How to Get Ahead in Advertising

“Whatever it is, sell it!”

This is the governing credo of frantic ad man Dennis Bagley, who works for one of London’s most high powered advertising agencies. Bagley is known as a genius at selling, but his newest account has him stymied. How can he make pimple cream sexy?

“I cannot get a handle on boils,” he laments, as he drinks, chain-smokes, and generally frazzles himself toward an impossible deadline. Suddenly, in mid-emotional breakdown, he comes to see the hypocrisy and horror of selling people things they don’t need. He decides to quit his job and devote himself to telling the truth about the corrupt advertising world, which is to say, the world at large.

Just then, a boil sprouts up on his neck. And, although his wife and friends can’t see it, the boil begins to take on human features and to talk in impertinent phrases, like an unwelcome voice in a TV commercial. Clearly the boil means to sabotage his plans to subvert the advertising industry.

This wild story is the premise of How to Get Ahead in Advertising, an original film from writer-director Bruce Robinson (Withnail & I). Robinson uses black comedy and science fiction to skewer the ad world, and he does so with a glee that is intoxicating.

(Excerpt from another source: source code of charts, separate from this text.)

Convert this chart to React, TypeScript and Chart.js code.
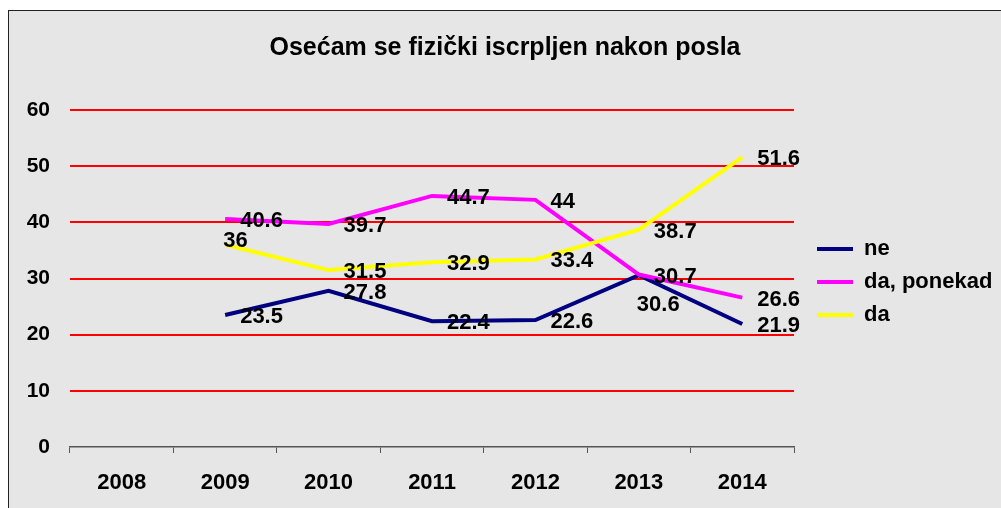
import React, { useEffect, useRef } from "react";
import { Chart, registerables } from "chart.js";

Chart.register(...registerables);

const FONT = "'Liberation Sans', Arial, Helvetica, sans-serif";

const title = "Osećam se fizički iscrpljen nakon posla";
const years = ["2008", "2009", "2010", "2011", "2012", "2013", "2014"];
const seriesNames = ["ne", "da, ponekad", "da"];
const ne = [null, 23.5, 27.8, 22.4, 22.6, 30.6, 21.9];
const daPonekad = [null, 40.6, 39.7, 44.7, 44, 30.7, 26.6];
const da = [null, 36, 31.5, 32.9, 33.4, 38.7, 51.6];
const seriesColors = ["#000080", "#ff00ff", "#ffff00"];
const yTicks = [0, 10, 20, 30, 40, 50, 60];

// label placement (style only): [dx, dy] from the point
const defaultOffset = [15, 2];
const labelOffsets: Record<number, Record<number, number[]>> = {
  0: { 5: [-2, 30] },
  1: {},
  2: { 1: [-2, -4] },
};

const valueLabels = {
  id: "valueLabels",
  afterDatasetsDraw(chart: any) {
    const ctx = chart.ctx;
    ctx.save();
    ctx.font = `bold 22px ${FONT}`;
    ctx.fillStyle = "#000";
    ctx.textAlign = "left";
    ctx.textBaseline = "middle";
    chart.data.datasets.forEach((ds: any, i: number) => {
      const meta = chart.getDatasetMeta(i);
      meta.data.forEach((el: any, j: number) => {
        const v = ds.data[j];
        if (v === null || v === undefined) return;
        const off = (labelOffsets[i] && labelOffsets[i][j]) || defaultOffset;
        ctx.fillText(String(v), el.x + off[0], el.y + off[1]);
      });
    });
    ctx.restore();
  },
};

export default function App() {
  const canvasRef = useRef<HTMLCanvasElement | null>(null);

  useEffect(() => {
    if (!canvasRef.current) return;
    const data = [ne, daPonekad, da];
    const chart = new Chart(canvasRef.current, {
      type: "line",
      data: {
        labels: years,
        datasets: data.map((d, i) => ({
          label: seriesNames[i],
          data: d,
          borderColor: seriesColors[i],
          backgroundColor: seriesColors[i],
          borderWidth: 4,
          pointRadius: 0,
          pointHoverRadius: 0,
          tension: 0,
          fill: false,
          order: data.length - i,
        })),
      },
      options: {
        animation: false,
        responsive: true,
        maintainAspectRatio: false,
        events: [],
        layout: { padding: { left: 0, right: 0, top: 0, bottom: 0 } },
        plugins: {
          tooltip: { enabled: false },
          title: {
            display: true,
            text: title,
            color: "#000",
            font: { family: FONT, size: 25, weight: "bold" },
            padding: { top: 22, bottom: 47 },
          },
          legend: {
            display: true,
            position: "right",
            fullSize: false,
            align: "center",
            maxWidth: 195,
            title: {
              display: true,
              text: " ",
              font: { family: FONT, size: 6 },
              padding: 0,
            },
            labels: {
              color: "#000",
              font: { family: FONT, size: 22, weight: "bold" },
              usePointStyle: true,
              pointStyle: "line",
              pointStyleWidth: 36,
              padding: 11,
              sort: (a: any, b: any) => a.datasetIndex - b.datasetIndex,
            },
          },
        },
        scales: {
          x: {
            type: "category",
            offset: true,
            grid: {
              offset: true,
              drawOnChartArea: false,
              drawTicks: true,
              tickLength: 6,
              color: "#555",
              lineWidth: 1,
            },
            border: { display: true, color: "#555", width: 1.5 },
            ticks: {
              color: "#000",
              font: { family: FONT, size: 22, weight: "bold" },
              padding: 17,
              maxRotation: 0,
              autoSkip: false,
            },
            afterFit: (s: any) => {
              s.height = 61;
            },
          },
          y: {
            min: 0,
            max: 60,
            afterBuildTicks: (s: any) => {
              s.ticks = yTicks.map((v) => ({ value: v }));
            },
            grid: {
              drawTicks: false,
              color: (c: any) => (c.tick && c.tick.value === 0 ? "rgba(0,0,0,0)" : "#ff0000"),
              lineWidth: 2,
            },
            border: { display: false },
            ticks: {
              color: "#000",
              font: { family: FONT, size: 21, weight: "bold" },
              padding: 20,
            },
            afterFit: (s: any) => {
              s.width = 61;
            },
          },
          gap: {
            position: "right",
            display: true,
            grid: { display: false, drawTicks: false },
            border: { display: false },
            ticks: { display: false },
            afterFit: (s: any) => {
              s.width = 12;
            },
          },
        },
      },
      plugins: [valueLabels],
    } as any);
    return () => chart.destroy();
  }, []);

  return (
    <div
      style={{
        position: "fixed",
        left: 8,
        top: 10,
        right: 0,
        bottom: 0,
        borderLeft: "1px solid #222",
        borderTop: "1px solid #222",
        background: "#e6e6e6",
      }}
    >
      <div style={{ position: "relative", width: "100%", height: "100%" }}>
        <canvas ref={canvasRef} />
      </div>
    </div>
  );
}
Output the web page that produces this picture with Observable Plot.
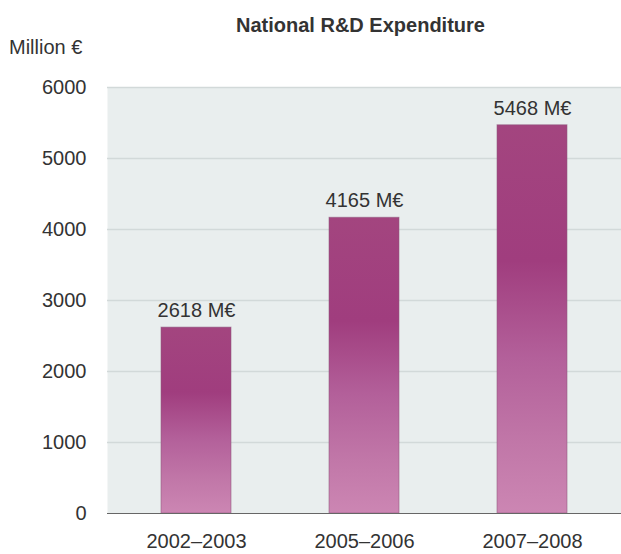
<!DOCTYPE html>
<html>
<head>
<meta charset="utf-8">
<script src="https://cdn.jsdelivr.net/npm/d3@7"></script>
<script src="https://cdn.jsdelivr.net/npm/@observablehq/plot@0.6"></script>
<style>
  html, body { margin: 0; padding: 0; background: #ffffff; }
  body { font-family: "Liberation Sans", Arial, sans-serif; color: #333; }
  #wrap { position: relative; width: 621px; height: 554px; }
  #head { position: relative; width: 621px; height: 60px; }
  #title { position: absolute; left: 0; width: 721px; top: 14px; text-align: center; font-size: 20px; font-weight: bold; color: #333; }
  #unit { position: absolute; left: 9px; top: 36px; font-size: 20px; color: #333; }
</style>
</head>
<body>
<div id="wrap">
  <div id="head">
    <div id="title">National R&amp;D Expenditure</div>
    <div id="unit">Million €</div>
  </div>
  <div id="chart"></div>
</div>
<script>
const periods = ["2002–2003", "2005–2006", "2007–2008"];
const expenditure = [2618, 4165, 5468];
const valueLabels = ["2618 M€", "4165 M€", "5468 M€"];
const yTicks = [0, 1000, 2000, 3000, 4000, 5000, 6000];

const data = periods.map((p, i) => ({period: p, value: expenditure[i], label: valueLabels[i]}));

const chart = Plot.plot({
  width: 621,
  height: 494,
  marginTop: 27,
  marginBottom: 41,
  marginLeft: 107,
  marginRight: 0,
  style: {fontSize: "20px", fontFamily: "'Liberation Sans', Arial, sans-serif", color: "#333", background: "transparent"},
  x: {domain: periods, paddingInner: 0.583, paddingOuter: 0.321, align: 0.5, label: null},
  y: {domain: [0, 6000], label: null},
  marks: [
    Plot.frame({fill: "#e9eeee", stroke: "none"}),
    Plot.ruleY(yTicks.filter(d => d > 0), {stroke: "#d2d9d9", strokeWidth: 1.5}),
    Plot.barY(data, {x: "period", y: "value", fill: "url(#barGrad)", stroke: "#8e5a7e", strokeOpacity: 0.55, strokeWidth: 1}),
    Plot.text(data, {x: "period", y: "value", text: "label", dy: -17, fill: "#333", fontSize: 20}),
    Plot.axisY({ticks: yTicks, tickSize: 0, tickPadding: 21, fontSize: 20, fill: "#333", tickFormat: d => String(d)}),
    Plot.axisX({tickSize: 0, tickPadding: 20, fontSize: 20, fill: "#333"}),
    Plot.ruleX([0], {frameAnchor: "left", stroke: "#555", strokeWidth: 1.2}),
    Plot.ruleY([0], {stroke: "#666", strokeWidth: 1.2})
  ]
});

// gradient definition for the bars
const ns = "http://www.w3.org/2000/svg";
const defs = document.createElementNS(ns, "defs");
const grad = document.createElementNS(ns, "linearGradient");
grad.setAttribute("id", "barGrad");
grad.setAttribute("x1", "0"); grad.setAttribute("y1", "0");
grad.setAttribute("x2", "0"); grad.setAttribute("y2", "1");
[["0%", "#a3457f"], ["35%", "#a03d7e"], ["60%", "#b3609a"], ["82%", "#c177a8"], ["100%", "#cc86b3"]].forEach(([o, c]) => {
  const s = document.createElementNS(ns, "stop");
  s.setAttribute("offset", o);
  s.setAttribute("stop-color", c);
  grad.appendChild(s);
});
defs.appendChild(grad);
chart.insertBefore(defs, chart.firstChild);

document.getElementById("chart").appendChild(chart);
</script>
</body>
</html>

The dizzy Bagley resembles a Frankenstein who has created his own monster, the advertising lie, which then manifests itself on his neck (“The boil! It’s alive! It speaks!” he cries). It’s a wonderful role and a manic tour-de-force for Richard E. Grant, the actor who played Withnail in Robinson’s first film.

Grant is skeletal and bug-eyed, and he masterfully spits out the spiky dialogue (“The boil can speak,” he snarls to a psychiatrist, “but that doesn’t qualify it to have an opinion”). Lovely Rachel Ward, who plays his wife, can’t quite hold her own.

Robinson’s main idea is a provocative one: that Big Brother isn’t watching us, we’re watching Big Brother, and quite happy to do so. How to Get Ahead in Advertising is far from perfect. It tends to move along clunkily, but Robinson is much more interesting than lots of polished directors. Here’s hoping he keeps doing things his own peculiar way.

First published in The Herald, June 3, 1989

Robinson’s career has gone in different directions; he’s written a few books (including one about Jack the Ripper), directed the suspense movie Jennifer 8 and the Hunter S. Thompson adaptation The Rum Diary, with Johnny Depp.